◆ **WHAT YOU WILL DO**: Where a line of the listing below includes the word "matplotlib", reproduce that line.

Begin DATASET SECTION

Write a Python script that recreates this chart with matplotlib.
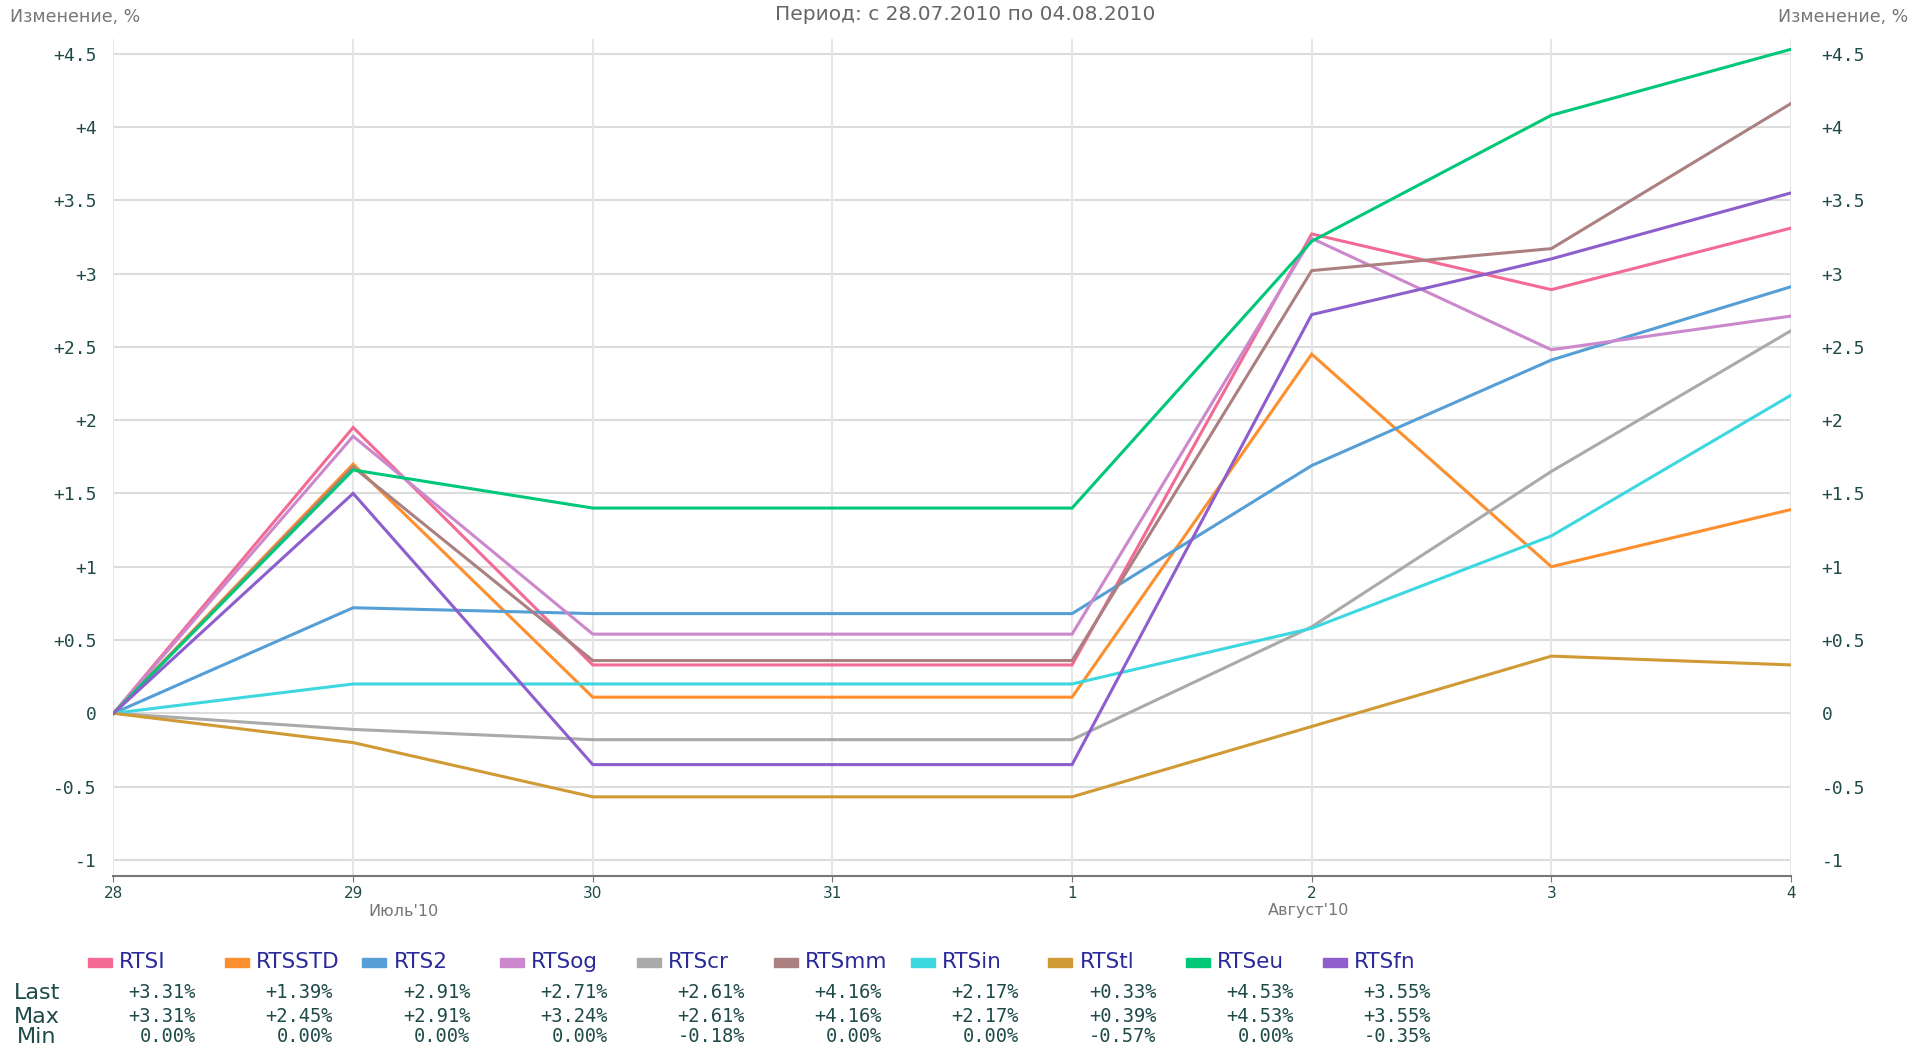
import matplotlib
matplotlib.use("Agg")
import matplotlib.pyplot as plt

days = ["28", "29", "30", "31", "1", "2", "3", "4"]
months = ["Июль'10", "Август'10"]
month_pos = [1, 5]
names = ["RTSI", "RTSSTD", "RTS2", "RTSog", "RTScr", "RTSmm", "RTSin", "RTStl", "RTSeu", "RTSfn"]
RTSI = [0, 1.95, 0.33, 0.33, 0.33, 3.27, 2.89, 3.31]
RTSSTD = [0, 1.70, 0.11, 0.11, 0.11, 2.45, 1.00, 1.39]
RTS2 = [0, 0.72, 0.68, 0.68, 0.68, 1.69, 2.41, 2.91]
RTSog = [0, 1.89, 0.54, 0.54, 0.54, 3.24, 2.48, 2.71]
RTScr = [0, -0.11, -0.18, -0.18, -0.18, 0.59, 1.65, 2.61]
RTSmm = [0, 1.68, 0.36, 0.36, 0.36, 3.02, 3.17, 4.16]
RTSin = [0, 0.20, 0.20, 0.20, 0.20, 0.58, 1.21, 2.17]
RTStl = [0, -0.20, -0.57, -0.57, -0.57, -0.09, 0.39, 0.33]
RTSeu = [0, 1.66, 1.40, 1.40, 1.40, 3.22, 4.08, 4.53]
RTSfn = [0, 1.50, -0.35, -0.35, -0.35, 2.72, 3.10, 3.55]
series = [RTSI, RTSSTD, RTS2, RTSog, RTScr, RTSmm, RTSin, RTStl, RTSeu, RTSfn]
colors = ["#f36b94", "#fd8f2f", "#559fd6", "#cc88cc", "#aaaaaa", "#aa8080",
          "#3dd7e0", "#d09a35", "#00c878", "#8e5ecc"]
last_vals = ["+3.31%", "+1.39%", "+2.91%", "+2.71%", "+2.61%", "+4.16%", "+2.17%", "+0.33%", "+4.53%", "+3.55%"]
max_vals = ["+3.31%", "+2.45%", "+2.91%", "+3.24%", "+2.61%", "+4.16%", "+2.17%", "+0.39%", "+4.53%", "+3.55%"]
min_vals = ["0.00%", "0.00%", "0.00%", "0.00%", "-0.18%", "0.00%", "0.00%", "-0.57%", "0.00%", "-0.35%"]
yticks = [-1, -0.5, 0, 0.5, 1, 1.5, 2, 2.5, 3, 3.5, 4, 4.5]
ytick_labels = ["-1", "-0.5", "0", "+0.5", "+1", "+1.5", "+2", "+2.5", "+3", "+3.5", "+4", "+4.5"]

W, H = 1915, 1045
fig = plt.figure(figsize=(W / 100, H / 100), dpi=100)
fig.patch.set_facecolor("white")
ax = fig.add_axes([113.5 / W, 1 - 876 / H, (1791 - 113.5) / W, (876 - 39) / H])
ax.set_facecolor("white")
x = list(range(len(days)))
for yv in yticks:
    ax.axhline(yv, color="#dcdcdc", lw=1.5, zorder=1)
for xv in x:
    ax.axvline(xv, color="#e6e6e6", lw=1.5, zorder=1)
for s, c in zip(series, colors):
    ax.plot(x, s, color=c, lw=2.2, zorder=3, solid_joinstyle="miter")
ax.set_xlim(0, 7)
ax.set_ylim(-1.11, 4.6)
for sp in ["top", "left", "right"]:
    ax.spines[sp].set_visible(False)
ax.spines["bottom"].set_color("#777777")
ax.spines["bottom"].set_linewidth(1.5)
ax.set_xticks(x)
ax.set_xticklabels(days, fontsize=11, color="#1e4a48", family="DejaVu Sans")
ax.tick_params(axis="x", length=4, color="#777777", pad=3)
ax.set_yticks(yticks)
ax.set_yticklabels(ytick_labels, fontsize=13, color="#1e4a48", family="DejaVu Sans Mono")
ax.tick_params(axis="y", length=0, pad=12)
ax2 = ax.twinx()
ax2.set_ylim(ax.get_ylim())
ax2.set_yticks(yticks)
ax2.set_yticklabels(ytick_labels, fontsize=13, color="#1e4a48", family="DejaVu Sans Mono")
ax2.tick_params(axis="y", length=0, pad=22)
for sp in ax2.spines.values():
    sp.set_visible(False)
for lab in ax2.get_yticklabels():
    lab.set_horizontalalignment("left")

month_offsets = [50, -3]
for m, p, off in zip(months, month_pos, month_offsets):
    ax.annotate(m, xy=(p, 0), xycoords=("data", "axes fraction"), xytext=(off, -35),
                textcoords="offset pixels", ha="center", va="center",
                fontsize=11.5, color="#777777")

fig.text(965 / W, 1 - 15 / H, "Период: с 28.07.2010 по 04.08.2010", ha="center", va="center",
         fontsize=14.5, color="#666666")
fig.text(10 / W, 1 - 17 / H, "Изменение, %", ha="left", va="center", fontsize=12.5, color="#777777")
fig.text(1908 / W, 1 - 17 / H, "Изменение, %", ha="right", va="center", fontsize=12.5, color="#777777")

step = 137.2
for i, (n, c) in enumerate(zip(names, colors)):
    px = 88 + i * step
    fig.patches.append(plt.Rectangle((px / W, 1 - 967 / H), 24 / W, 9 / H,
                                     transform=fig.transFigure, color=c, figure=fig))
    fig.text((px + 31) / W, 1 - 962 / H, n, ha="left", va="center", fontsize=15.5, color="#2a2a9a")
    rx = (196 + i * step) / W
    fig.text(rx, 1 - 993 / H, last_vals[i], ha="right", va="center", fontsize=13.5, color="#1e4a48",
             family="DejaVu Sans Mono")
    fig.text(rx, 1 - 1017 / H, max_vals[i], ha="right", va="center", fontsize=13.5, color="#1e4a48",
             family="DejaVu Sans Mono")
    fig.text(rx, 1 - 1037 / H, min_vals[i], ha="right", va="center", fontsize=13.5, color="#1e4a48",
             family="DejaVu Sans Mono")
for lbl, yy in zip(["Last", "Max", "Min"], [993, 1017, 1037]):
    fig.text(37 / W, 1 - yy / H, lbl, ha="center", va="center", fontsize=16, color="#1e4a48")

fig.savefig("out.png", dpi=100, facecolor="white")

End DATASET SECTION

◆ **RESPONSE TO THE EXERCISE**:
Write a Python script that recreates this chart with matplotlib.
import matplotlib
matplotlib.use("Agg")
import matplotlib.pyplot as plt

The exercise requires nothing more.